About 15 million tonnes of the food we grow in the UK ends up in landfill and anaerobic digestors, or – less often – being converted into animal feed.
It was this uncomfortable truth that prompted my friend Michael Minch-Dixon and me to co-found Snact last year, turning some of that surplus into healthy fruit jerky snacks – or ‘snacts’. In our rented Hackney kitchen, we make these by blending and then dehydrating ingredients such as apples, bananas and blueberries sourced from London’s wholesale markets. We then package and sell the snacts at markets and in a couple of independent shops in Brixton, South London.
So why are we wasting so much food in the first place? Some of the answers are simple, such as wonky produce not meeting strict supermarket standards, or choosy consumer habits meaning slightly spotty bananas are thrown away. But it’s also because the global food system is complex and requires produce to go through the supply chain at a particular stage of ripeness to guarantee retailers a sellable product. It doesn’t have to be this way. If a supermarket discards kilos of carrots because they’re past their sell-by date, they’re not waste, they’re ingredients ready for soup kitchens and community centres. If apples get rejected because they’re not the right size, they’re not waste, they’re ingredients ready for turning into products like Rejuce juices or Chutney for Change. And when food manufacturers are left with by-products that are still edible and nourishing, they too are a resource. That’s why we’re looking into using fruit pulp left over from the juicing process as an ingredient in future Snact products.

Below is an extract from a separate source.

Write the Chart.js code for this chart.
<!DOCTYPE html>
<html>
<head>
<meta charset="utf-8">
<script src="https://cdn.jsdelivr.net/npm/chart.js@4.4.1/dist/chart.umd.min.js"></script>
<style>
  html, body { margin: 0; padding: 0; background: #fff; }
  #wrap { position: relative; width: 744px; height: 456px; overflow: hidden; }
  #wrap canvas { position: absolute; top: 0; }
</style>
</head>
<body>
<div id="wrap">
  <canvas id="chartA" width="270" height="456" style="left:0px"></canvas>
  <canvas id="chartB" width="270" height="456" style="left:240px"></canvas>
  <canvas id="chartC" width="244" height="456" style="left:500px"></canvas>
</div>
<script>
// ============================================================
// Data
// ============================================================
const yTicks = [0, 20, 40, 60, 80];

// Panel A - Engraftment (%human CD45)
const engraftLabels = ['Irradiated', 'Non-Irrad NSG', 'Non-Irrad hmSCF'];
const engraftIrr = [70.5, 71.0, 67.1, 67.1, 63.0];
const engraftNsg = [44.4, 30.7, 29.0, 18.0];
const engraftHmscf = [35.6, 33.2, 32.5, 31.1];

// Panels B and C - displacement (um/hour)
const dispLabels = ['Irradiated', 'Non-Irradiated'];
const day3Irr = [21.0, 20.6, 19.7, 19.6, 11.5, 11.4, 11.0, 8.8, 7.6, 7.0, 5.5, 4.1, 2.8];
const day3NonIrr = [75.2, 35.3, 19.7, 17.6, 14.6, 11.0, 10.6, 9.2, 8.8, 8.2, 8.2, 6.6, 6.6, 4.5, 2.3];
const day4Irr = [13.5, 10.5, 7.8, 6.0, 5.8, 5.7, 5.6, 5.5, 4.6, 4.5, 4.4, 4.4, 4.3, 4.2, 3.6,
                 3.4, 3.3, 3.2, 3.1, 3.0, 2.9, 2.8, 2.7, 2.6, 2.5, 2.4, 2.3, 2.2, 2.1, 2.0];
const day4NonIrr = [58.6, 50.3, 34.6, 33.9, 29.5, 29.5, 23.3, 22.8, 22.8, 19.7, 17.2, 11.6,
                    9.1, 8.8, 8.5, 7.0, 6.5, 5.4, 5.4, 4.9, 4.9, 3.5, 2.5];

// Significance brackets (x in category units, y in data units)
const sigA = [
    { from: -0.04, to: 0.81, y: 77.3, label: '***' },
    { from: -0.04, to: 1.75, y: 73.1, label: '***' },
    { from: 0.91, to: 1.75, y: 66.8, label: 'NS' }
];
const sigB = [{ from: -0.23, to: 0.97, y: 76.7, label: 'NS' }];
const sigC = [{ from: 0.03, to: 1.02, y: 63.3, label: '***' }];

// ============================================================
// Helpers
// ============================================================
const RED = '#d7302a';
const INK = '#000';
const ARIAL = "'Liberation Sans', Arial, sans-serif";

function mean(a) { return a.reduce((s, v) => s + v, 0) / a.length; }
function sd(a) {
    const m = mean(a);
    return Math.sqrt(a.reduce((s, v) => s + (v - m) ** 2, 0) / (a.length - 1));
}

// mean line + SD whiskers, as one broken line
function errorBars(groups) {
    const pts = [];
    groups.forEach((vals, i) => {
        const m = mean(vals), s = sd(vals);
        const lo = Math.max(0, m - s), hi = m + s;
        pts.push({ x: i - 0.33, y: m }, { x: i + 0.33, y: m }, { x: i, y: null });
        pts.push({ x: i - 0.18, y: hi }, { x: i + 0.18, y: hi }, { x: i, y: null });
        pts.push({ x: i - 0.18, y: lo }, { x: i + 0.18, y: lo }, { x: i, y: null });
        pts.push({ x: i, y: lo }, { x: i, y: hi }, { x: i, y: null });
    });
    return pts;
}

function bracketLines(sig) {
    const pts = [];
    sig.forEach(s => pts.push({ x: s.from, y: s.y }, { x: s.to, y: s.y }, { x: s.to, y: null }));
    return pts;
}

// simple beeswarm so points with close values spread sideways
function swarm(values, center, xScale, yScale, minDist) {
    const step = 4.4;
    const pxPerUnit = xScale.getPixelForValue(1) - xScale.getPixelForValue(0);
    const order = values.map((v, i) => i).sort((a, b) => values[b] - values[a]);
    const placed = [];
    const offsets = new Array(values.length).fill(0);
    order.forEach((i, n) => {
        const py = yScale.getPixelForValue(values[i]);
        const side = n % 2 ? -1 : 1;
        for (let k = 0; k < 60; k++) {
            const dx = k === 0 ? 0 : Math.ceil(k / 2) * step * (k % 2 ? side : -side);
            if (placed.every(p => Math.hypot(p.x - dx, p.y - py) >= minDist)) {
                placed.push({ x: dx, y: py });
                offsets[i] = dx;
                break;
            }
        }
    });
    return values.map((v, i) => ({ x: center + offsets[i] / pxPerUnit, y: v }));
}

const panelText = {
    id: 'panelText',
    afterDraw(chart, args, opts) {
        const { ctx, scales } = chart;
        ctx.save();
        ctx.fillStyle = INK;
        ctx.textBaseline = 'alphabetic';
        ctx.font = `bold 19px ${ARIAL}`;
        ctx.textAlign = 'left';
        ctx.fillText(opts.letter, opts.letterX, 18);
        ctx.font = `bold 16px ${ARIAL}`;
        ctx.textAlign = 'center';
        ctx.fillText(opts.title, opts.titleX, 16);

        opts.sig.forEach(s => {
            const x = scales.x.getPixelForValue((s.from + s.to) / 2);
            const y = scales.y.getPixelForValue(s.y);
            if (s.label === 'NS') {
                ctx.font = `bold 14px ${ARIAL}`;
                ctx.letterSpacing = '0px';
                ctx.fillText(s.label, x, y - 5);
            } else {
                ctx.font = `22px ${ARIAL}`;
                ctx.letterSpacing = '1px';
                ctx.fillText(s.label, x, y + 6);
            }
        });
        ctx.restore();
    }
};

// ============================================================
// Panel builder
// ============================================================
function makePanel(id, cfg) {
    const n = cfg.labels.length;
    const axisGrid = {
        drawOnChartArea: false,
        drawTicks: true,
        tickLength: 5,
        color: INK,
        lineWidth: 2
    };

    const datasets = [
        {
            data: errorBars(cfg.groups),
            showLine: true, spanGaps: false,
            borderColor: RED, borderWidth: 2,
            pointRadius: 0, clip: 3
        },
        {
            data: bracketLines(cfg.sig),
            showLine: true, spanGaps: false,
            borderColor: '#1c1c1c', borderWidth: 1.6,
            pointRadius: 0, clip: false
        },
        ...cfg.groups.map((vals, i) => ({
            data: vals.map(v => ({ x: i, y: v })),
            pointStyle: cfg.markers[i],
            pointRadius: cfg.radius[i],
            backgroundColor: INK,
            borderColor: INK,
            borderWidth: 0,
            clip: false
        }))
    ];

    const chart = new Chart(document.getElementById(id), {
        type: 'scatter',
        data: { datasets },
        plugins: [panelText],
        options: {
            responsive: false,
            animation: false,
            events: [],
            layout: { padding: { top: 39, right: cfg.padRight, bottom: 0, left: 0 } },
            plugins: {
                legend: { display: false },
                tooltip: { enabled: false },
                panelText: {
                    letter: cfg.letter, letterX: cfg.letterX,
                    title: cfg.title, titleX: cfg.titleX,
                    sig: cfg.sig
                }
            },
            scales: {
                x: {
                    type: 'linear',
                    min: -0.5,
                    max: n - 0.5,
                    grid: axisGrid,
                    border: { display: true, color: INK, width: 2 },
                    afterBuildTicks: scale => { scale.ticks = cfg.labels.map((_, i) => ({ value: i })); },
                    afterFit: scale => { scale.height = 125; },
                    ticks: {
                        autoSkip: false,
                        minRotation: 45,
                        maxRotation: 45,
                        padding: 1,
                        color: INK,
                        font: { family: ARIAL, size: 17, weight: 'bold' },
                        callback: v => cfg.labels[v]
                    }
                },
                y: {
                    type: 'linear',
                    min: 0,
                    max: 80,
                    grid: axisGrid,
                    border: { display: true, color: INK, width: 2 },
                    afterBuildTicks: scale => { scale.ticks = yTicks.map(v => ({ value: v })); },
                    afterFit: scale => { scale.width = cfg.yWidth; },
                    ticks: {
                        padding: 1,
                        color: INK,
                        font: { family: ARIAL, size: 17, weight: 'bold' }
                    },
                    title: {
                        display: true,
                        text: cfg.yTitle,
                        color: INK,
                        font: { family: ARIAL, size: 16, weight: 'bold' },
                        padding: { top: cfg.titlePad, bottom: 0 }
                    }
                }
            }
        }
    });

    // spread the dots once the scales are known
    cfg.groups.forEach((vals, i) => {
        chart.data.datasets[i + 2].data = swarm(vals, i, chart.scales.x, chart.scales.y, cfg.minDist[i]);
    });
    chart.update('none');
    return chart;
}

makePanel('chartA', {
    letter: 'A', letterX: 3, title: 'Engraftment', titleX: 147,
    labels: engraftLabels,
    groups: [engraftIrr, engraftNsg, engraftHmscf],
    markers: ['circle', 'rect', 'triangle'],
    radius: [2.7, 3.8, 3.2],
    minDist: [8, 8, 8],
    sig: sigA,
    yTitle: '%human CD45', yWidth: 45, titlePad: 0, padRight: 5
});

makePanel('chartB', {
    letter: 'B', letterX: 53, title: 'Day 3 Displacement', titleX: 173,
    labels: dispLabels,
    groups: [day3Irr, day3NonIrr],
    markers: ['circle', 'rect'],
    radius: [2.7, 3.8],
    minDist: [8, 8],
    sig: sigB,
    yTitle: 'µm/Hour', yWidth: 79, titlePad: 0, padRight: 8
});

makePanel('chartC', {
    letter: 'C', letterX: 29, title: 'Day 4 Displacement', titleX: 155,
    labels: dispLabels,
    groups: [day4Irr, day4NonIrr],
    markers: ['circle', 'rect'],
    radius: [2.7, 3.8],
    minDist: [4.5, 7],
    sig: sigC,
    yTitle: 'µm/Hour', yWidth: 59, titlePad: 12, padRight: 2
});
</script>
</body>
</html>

Innovative uses of food waste aside, the past nine months have taught us a lot about the social side to the food waste story. Our next step is to work with some of the five million people in the UK affected by food poverty to help us make and sell our snacts. Ultimately, our vision is to create a network of stalls in high traffic areas where our staff can sell snacts directly, keeping the margins that would traditionally go to retailers and distributors. The issue of food waste is a tricky one. However, if we collectively put more effort into getting apparently unusable food to where it can be used creatively, we can stop talking about food waste. Instead, we’ll simply call it what it really is: food.